> [What the exercise asks]: Give every entry again, unchanged, and leave its images out.

> [Excerpted data]:
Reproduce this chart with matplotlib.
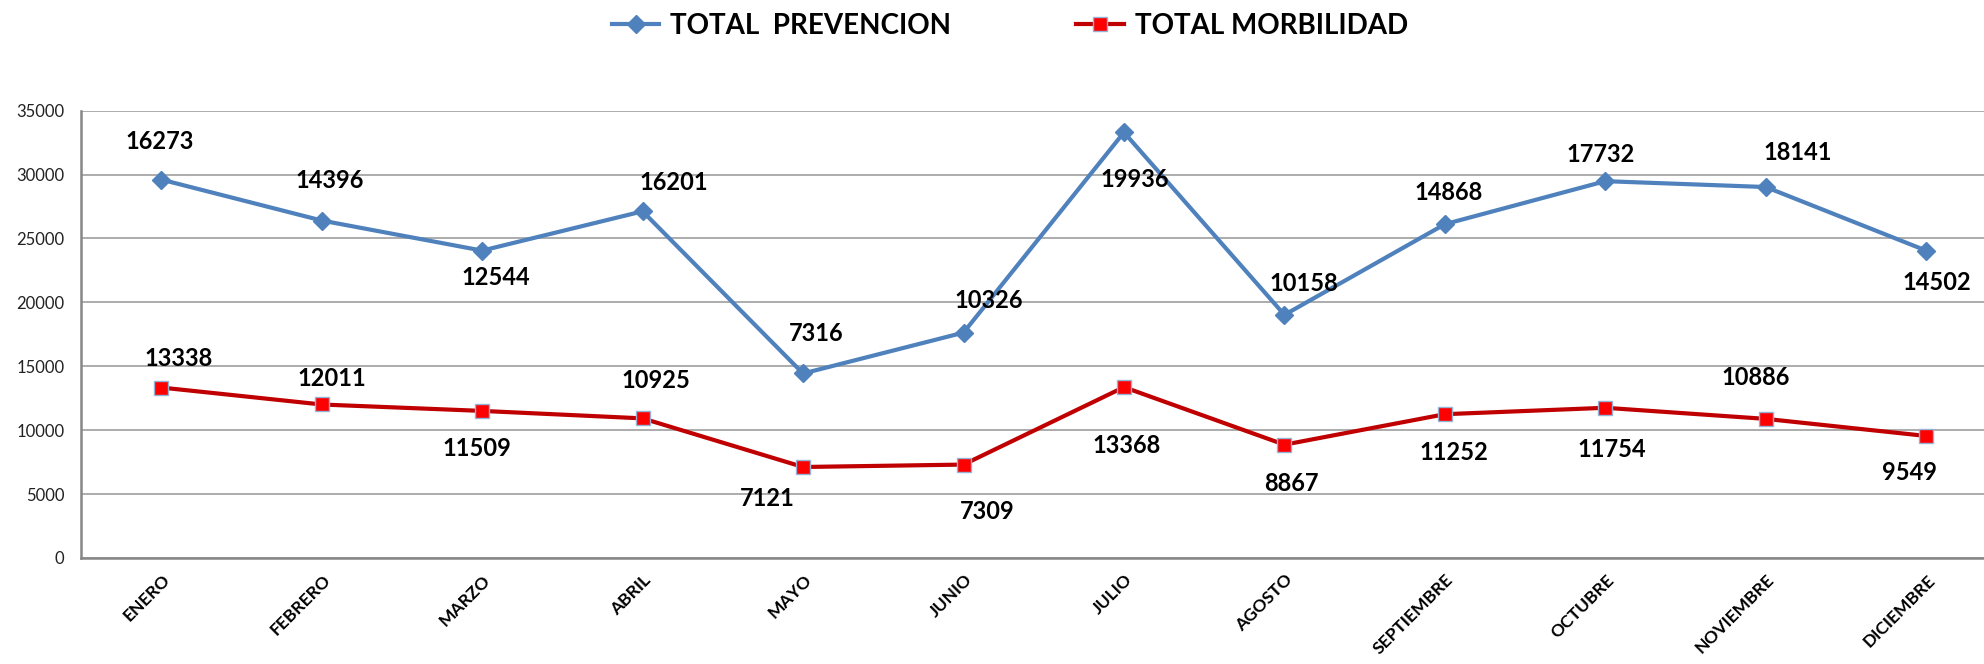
import matplotlib
matplotlib.use("Agg")
import matplotlib.pyplot as plt
import matplotlib.transforms as mtransforms

months = ["ENERO", "FEBRERO", "MARZO", "ABRIL", "MAYO", "JUNIO",
	"JULIO", "AGOSTO", "SEPTIEMBRE", "OCTUBRE", "NOVIEMBRE", "DICIEMBRE"]

prevencion = [16273, 14396, 12544, 16201, 7316, 10326,
	19936, 10158, 14868, 17732, 18141, 14502]

morbilidad = [13338, 12011, 11509, 10925, 7121, 7309,
	13368, 8867, 11252, 11754, 10886, 9549]

yticks = [0, 5000, 10000, 15000, 20000, 25000, 30000, 35000]

# label offsets in pixels (dx, dy), Excel placed them by hand
prev_offsets = [(-2, 38), (8, 40), (14, -27), (31, 29), (13, 40), (25, 32),
	(11, -47), (19, 31), (4, 32), (-5, 27), (32, 35), (11, -32)]
morb_offsets = [(17, 29), (10, 26), (-5, -38), (13, 38), (-36, -32), (24, -47),
	(3, -58), (7, -39), (9, -38), (6, -42), (-10, 41), (-17, -37)]

BLUE = "#4F81BD"
RED_LINE = "#C00000"
RED_MARK = "#FF0000"
MARK_EDGE = "#95B3D7"
GRID = "#A6A6A6"

plt.rcParams["font.family"] = ["Lato", "DejaVu Sans"]

fig = plt.figure(figsize=(19.84, 6.64), dpi=100)
ax = fig.add_axes([81 / 1984, 1 - 558 / 664, 1 - 81 / 1984, (558 - 110.7) / 664])

x = list(range(len(months)))
# stacked line: the prevention series is drawn on top of morbidity
stacked = [p + m for p, m in zip(prevencion, morbilidad)]

ax.plot(x, stacked, color=BLUE, lw=3, marker="D", ms=9, mfc=BLUE, mec=BLUE,
	label="TOTAL  PREVENCION", zorder=3)
ax.plot(x, morbilidad, color=RED_LINE, lw=3, marker="s", ms=10, mfc=RED_MARK,
	mec=MARK_EDGE, mew=1.0, label="TOTAL MORBILIDAD", zorder=3)

for i in x:
	dx, dy = prev_offsets[i]
	ax.annotate(str(prevencion[i]), (i, stacked[i]), xytext=(dx, dy),
		textcoords="offset pixels", ha="center", va="center",
		fontsize=17, fontweight="bold", color="black", zorder=4)

	dx, dy = morb_offsets[i]
	ax.annotate(str(morbilidad[i]), (i, morbilidad[i]), xytext=(dx, dy),
		textcoords="offset pixels", ha="center", va="center",
		fontsize=17, fontweight="bold", color="black", zorder=4)

ax.set_xlim(-0.5, 11.36)
ax.set_ylim(0, 35000)
ax.set_yticks(yticks)
ax.set_yticklabels([str(v) for v in yticks], fontsize=12, color="#222222")
ax.tick_params(axis="y", length=0, pad=12)

ax.set_xticks(x)
ax.set_xticklabels(months, rotation=45, ha="right", va="center",
	rotation_mode="anchor", fontsize=12.6, fontweight="bold")
ax.tick_params(axis="x", length=0, pad=14)
shift = mtransforms.ScaledTranslation(6 / 100, 0, fig.dpi_scale_trans)
for lbl in ax.get_xticklabels():
	lbl.set_transform(lbl.get_transform() + shift)

ax.grid(axis="y", color=GRID, lw=1.3)
ax.set_axisbelow(True)
for side in ["top", "right"]:
	ax.spines[side].set_visible(False)
for side in ["left", "bottom"]:
	ax.spines[side].set_color("#878787")
	ax.spines[side].set_linewidth(1.8)

leg = fig.legend(loc="center", bbox_to_anchor=(1010 / 1984, 1 - 26 / 664), ncol=2,
	frameon=False, handlelength=1.7, handletextpad=0.4, columnspacing=4.5,
	prop={"weight": "bold", "size": 20})

fig.savefig("out.png", dpi=100)
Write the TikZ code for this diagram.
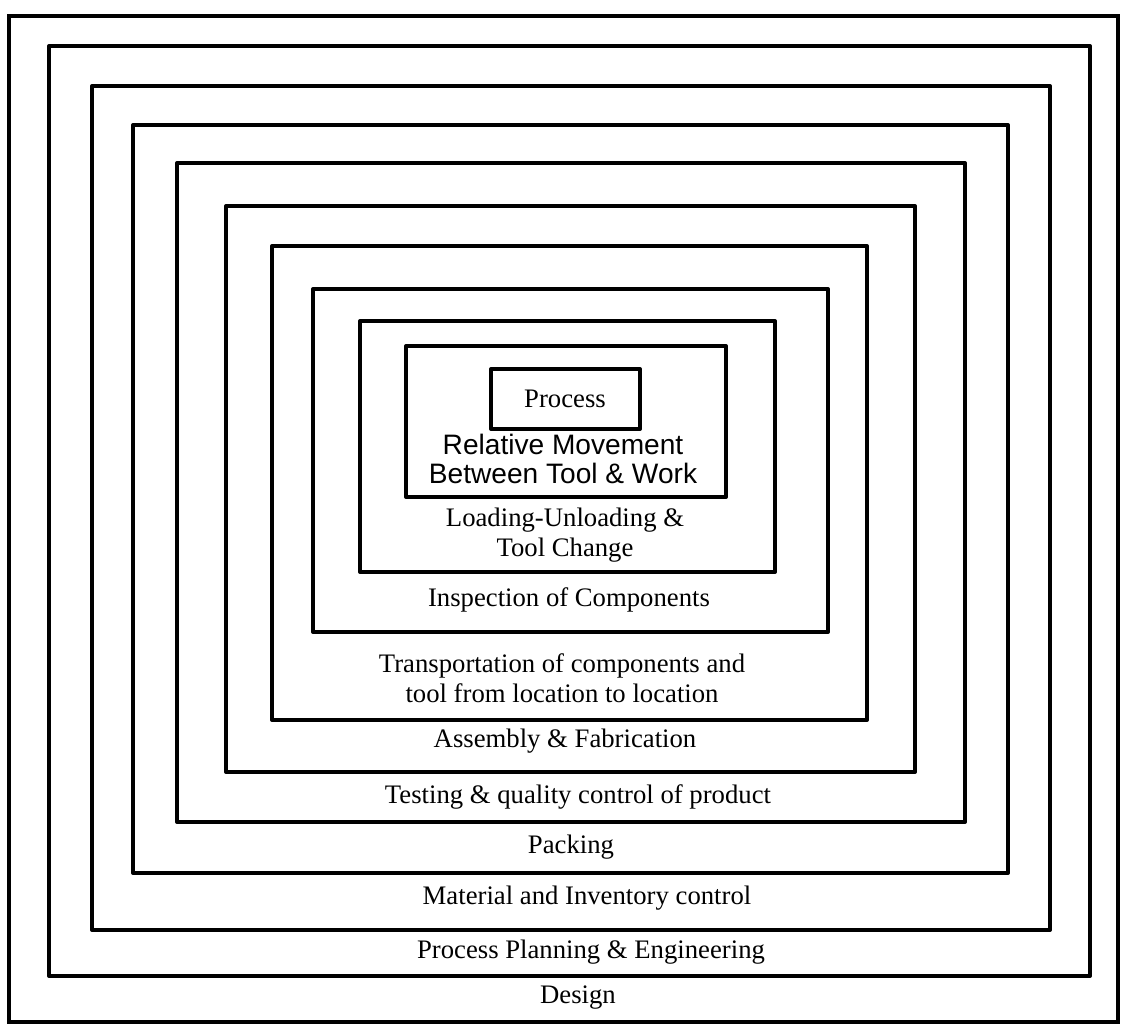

> [Solution]:
Reproduce this chart with matplotlib.
import matplotlib
matplotlib.use("Agg")
import matplotlib.pyplot as plt
import matplotlib.transforms as mtransforms

months = ["ENERO", "FEBRERO", "MARZO", "ABRIL", "MAYO", "JUNIO",
	"JULIO", "AGOSTO", "SEPTIEMBRE", "OCTUBRE", "NOVIEMBRE", "DICIEMBRE"]

prevencion = [16273, 14396, 12544, 16201, 7316, 10326,
	19936, 10158, 14868, 17732, 18141, 14502]

morbilidad = [13338, 12011, 11509, 10925, 7121, 7309,
	13368, 8867, 11252, 11754, 10886, 9549]

yticks = [0, 5000, 10000, 15000, 20000, 25000, 30000, 35000]

# label offsets in pixels (dx, dy), Excel placed them by hand
prev_offsets = [(-2, 38), (8, 40), (14, -27), (31, 29), (13, 40), (25, 32),
	(11, -47), (19, 31), (4, 32), (-5, 27), (32, 35), (11, -32)]
morb_offsets = [(17, 29), (10, 26), (-5, -38), (13, 38), (-36, -32), (24, -47),
	(3, -58), (7, -39), (9, -38), (6, -42), (-10, 41), (-17, -37)]

BLUE = "#4F81BD"
RED_LINE = "#C00000"
RED_MARK = "#FF0000"
MARK_EDGE = "#95B3D7"
GRID = "#A6A6A6"

plt.rcParams["font.family"] = ["Lato", "DejaVu Sans"]

fig = plt.figure(figsize=(19.84, 6.64), dpi=100)
ax = fig.add_axes([81 / 1984, 1 - 558 / 664, 1 - 81 / 1984, (558 - 110.7) / 664])

x = list(range(len(months)))
# stacked line: the prevention series is drawn on top of morbidity
stacked = [p + m for p, m in zip(prevencion, morbilidad)]

ax.plot(x, stacked, color=BLUE, lw=3, marker="D", ms=9, mfc=BLUE, mec=BLUE,
	label="TOTAL  PREVENCION", zorder=3)
ax.plot(x, morbilidad, color=RED_LINE, lw=3, marker="s", ms=10, mfc=RED_MARK,
	mec=MARK_EDGE, mew=1.0, label="TOTAL MORBILIDAD", zorder=3)

for i in x:
	dx, dy = prev_offsets[i]
	ax.annotate(str(prevencion[i]), (i, stacked[i]), xytext=(dx, dy),
		textcoords="offset pixels", ha="center", va="center",
		fontsize=17, fontweight="bold", color="black", zorder=4)

	dx, dy = morb_offsets[i]
	ax.annotate(str(morbilidad[i]), (i, morbilidad[i]), xytext=(dx, dy),
		textcoords="offset pixels", ha="center", va="center",
		fontsize=17, fontweight="bold", color="black", zorder=4)

ax.set_xlim(-0.5, 11.36)
ax.set_ylim(0, 35000)
ax.set_yticks(yticks)
ax.set_yticklabels([str(v) for v in yticks], fontsize=12, color="#222222")
ax.tick_params(axis="y", length=0, pad=12)

ax.set_xticks(x)
ax.set_xticklabels(months, rotation=45, ha="right", va="center",
	rotation_mode="anchor", fontsize=12.6, fontweight="bold")
ax.tick_params(axis="x", length=0, pad=14)
shift = mtransforms.ScaledTranslation(6 / 100, 0, fig.dpi_scale_trans)
for lbl in ax.get_xticklabels():
	lbl.set_transform(lbl.get_transform() + shift)

ax.grid(axis="y", color=GRID, lw=1.3)
ax.set_axisbelow(True)
for side in ["top", "right"]:
	ax.spines[side].set_visible(False)
for side in ["left", "bottom"]:
	ax.spines[side].set_color("#878787")
	ax.spines[side].set_linewidth(1.8)

leg = fig.legend(loc="center", bbox_to_anchor=(1010 / 1984, 1 - 26 / 664), ncol=2,
	frameon=False, handlelength=1.7, handletextpad=0.4, columnspacing=4.5,
	prop={"weight": "bold", "size": 20})

fig.savefig("out.png", dpi=100)
Write the TikZ code for this diagram.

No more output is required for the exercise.